Somebody’s got to catch some balls, already. Georgia ranked 11th in the SEC in total offense and 10th in passing yardage, which simply did not befit the skill players on scholarship. Nauta is the type of talent – nimble for his size, handsy in good way – capable of opening up all kind of facets of the passing game. Even when no watercraft are involved.
First, to consistently stay on the field, Nauta needed to improve at the grunt work of blocking. There is no shortage of competition at the position – with senior captain Jeb Blazevich, junior Jackson Harris and sophomore Charlie Woerner all making strong cases – willing to throw themselves at defenders.
Throughout high school, Nauta had always considered himself a better than good blocker. He said he even enjoyed the task: “It’s a fun part of the game especially when you win a block and it opens up a big hole. It’s pretty gratifying thing to do.”
Then came the first day of full contact at Georgia. “As soon as we threw the pads on and started hitting I knew I had a lot of work ahead of me,” he said.

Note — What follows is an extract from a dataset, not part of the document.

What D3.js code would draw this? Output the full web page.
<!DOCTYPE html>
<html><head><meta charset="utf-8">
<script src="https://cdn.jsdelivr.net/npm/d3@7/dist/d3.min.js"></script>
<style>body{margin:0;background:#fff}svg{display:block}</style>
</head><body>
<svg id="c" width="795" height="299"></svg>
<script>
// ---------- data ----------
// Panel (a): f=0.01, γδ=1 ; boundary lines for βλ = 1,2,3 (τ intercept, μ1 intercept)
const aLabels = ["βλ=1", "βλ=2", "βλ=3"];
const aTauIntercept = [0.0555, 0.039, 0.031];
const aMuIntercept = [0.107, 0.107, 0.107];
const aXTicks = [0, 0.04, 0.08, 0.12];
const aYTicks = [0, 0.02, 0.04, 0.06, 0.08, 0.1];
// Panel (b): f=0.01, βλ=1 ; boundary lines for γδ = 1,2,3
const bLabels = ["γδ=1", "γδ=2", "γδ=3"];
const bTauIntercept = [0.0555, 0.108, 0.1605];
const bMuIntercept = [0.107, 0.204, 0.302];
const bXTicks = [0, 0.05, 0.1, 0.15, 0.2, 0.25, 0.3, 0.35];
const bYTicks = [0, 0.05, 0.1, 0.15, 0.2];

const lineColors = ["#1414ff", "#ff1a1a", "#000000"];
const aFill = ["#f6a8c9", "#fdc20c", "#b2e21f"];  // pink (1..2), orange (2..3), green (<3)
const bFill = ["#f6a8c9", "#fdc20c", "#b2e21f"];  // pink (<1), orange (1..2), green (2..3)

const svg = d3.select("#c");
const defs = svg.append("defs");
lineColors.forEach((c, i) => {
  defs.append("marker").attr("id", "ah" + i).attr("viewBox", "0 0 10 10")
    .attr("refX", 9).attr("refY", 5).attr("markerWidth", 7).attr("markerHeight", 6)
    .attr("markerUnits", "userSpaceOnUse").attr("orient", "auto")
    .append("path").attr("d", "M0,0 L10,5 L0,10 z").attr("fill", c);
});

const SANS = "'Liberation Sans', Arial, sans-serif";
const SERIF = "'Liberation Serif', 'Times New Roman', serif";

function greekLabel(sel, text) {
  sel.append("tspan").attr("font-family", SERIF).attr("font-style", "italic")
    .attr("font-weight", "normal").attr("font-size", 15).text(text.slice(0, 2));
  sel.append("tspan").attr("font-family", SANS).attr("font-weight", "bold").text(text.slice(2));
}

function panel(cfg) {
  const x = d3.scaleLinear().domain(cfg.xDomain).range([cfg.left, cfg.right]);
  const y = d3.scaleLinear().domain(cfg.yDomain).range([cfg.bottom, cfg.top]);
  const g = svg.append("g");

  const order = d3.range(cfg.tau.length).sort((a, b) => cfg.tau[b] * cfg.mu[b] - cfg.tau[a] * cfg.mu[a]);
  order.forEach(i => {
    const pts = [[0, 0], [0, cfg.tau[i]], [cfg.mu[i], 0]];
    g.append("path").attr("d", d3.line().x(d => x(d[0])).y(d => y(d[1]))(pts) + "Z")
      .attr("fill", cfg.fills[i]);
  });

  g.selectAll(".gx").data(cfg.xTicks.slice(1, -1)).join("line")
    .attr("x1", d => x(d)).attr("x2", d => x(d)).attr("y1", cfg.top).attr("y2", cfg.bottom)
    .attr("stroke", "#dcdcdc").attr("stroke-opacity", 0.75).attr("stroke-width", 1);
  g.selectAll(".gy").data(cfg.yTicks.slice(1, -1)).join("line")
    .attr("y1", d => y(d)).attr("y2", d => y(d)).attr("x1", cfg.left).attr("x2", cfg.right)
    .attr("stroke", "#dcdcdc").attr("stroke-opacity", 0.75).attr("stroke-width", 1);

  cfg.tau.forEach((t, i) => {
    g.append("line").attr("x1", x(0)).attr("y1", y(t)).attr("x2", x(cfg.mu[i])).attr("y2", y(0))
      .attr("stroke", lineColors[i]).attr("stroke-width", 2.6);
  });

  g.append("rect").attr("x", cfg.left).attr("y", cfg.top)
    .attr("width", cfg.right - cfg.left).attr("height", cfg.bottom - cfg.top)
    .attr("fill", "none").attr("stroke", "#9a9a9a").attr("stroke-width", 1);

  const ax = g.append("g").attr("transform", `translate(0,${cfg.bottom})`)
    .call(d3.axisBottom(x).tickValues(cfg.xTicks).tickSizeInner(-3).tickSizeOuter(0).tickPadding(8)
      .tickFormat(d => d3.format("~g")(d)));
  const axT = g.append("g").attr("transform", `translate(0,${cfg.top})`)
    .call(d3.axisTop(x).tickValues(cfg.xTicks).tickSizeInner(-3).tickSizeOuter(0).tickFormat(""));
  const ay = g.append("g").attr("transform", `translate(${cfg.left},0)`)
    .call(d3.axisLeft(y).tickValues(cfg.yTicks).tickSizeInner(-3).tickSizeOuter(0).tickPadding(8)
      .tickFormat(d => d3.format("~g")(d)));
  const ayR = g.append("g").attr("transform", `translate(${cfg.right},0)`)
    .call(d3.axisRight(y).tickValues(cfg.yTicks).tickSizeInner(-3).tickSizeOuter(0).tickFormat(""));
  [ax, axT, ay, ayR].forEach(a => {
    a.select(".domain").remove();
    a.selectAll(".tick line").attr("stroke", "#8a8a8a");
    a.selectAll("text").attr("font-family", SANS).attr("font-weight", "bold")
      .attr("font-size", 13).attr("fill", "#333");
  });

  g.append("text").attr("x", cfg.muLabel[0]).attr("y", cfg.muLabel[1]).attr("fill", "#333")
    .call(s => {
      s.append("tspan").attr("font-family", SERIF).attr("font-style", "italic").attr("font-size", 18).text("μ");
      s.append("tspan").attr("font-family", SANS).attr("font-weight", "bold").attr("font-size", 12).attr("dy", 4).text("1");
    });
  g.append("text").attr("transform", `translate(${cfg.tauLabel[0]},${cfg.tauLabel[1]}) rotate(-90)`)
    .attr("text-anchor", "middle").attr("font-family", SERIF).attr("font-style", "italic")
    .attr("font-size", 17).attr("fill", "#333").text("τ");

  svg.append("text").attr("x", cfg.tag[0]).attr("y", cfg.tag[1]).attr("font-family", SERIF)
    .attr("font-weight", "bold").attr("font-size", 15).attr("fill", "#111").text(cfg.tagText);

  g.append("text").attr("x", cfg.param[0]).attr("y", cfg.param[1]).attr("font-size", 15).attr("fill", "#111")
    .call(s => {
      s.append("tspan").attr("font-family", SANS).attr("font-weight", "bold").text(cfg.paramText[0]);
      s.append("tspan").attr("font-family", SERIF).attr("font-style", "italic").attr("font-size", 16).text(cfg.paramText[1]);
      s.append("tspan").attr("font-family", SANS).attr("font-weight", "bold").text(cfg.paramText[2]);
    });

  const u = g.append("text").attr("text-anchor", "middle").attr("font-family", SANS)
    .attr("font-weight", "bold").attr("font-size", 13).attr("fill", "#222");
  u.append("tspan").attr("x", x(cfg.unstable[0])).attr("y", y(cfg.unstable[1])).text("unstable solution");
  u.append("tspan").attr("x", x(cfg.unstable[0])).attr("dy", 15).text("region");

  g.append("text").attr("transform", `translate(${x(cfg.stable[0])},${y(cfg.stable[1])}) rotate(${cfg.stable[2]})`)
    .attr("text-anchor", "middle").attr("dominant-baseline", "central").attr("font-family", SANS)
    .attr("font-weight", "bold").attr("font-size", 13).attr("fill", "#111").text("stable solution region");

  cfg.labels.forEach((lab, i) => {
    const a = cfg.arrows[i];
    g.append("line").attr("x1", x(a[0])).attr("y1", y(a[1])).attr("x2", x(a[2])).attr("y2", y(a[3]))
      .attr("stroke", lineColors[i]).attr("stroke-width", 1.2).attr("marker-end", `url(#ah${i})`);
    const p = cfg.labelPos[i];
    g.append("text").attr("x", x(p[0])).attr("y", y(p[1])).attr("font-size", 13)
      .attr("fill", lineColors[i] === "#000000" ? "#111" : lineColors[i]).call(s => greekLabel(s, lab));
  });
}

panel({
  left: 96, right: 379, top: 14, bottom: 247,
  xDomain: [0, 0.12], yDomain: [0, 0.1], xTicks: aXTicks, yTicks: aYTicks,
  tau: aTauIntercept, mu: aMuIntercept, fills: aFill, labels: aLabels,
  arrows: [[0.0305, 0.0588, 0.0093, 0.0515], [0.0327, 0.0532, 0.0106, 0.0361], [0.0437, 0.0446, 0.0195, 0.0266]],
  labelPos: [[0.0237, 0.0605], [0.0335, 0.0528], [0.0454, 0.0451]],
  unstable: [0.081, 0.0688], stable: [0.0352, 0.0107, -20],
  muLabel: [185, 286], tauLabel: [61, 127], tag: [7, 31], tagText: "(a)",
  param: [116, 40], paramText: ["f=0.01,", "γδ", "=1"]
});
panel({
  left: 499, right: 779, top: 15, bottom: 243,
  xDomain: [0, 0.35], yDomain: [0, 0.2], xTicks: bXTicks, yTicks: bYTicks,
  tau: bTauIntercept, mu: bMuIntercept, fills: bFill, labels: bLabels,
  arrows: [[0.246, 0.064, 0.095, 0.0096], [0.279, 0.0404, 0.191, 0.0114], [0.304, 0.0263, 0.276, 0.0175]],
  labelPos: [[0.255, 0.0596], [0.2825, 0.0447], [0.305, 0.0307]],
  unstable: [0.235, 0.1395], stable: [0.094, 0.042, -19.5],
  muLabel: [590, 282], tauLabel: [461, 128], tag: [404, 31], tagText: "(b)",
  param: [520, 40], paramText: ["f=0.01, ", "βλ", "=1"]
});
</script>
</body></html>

Smart has noted that Nauta’s blocking is beginning to catch up with his pass-catching. Even a co-worker has noticed.
“Isaac’s had a great fall camp so far. I see him blowing his last year out of the water,” Woerner said.
“I want to be the best player I can be to help Georgia win. This year is the going to be the next step for me to go bigger than I did last year. I think that’s in the making because I’m a lot more experienced,” Nauta said.
“I’m going to try to get open every time there’s a pass route, and I’m going to catch it if it’s coming to me. Those are my goals and expectations.”
No small feats permitted in this case, sir.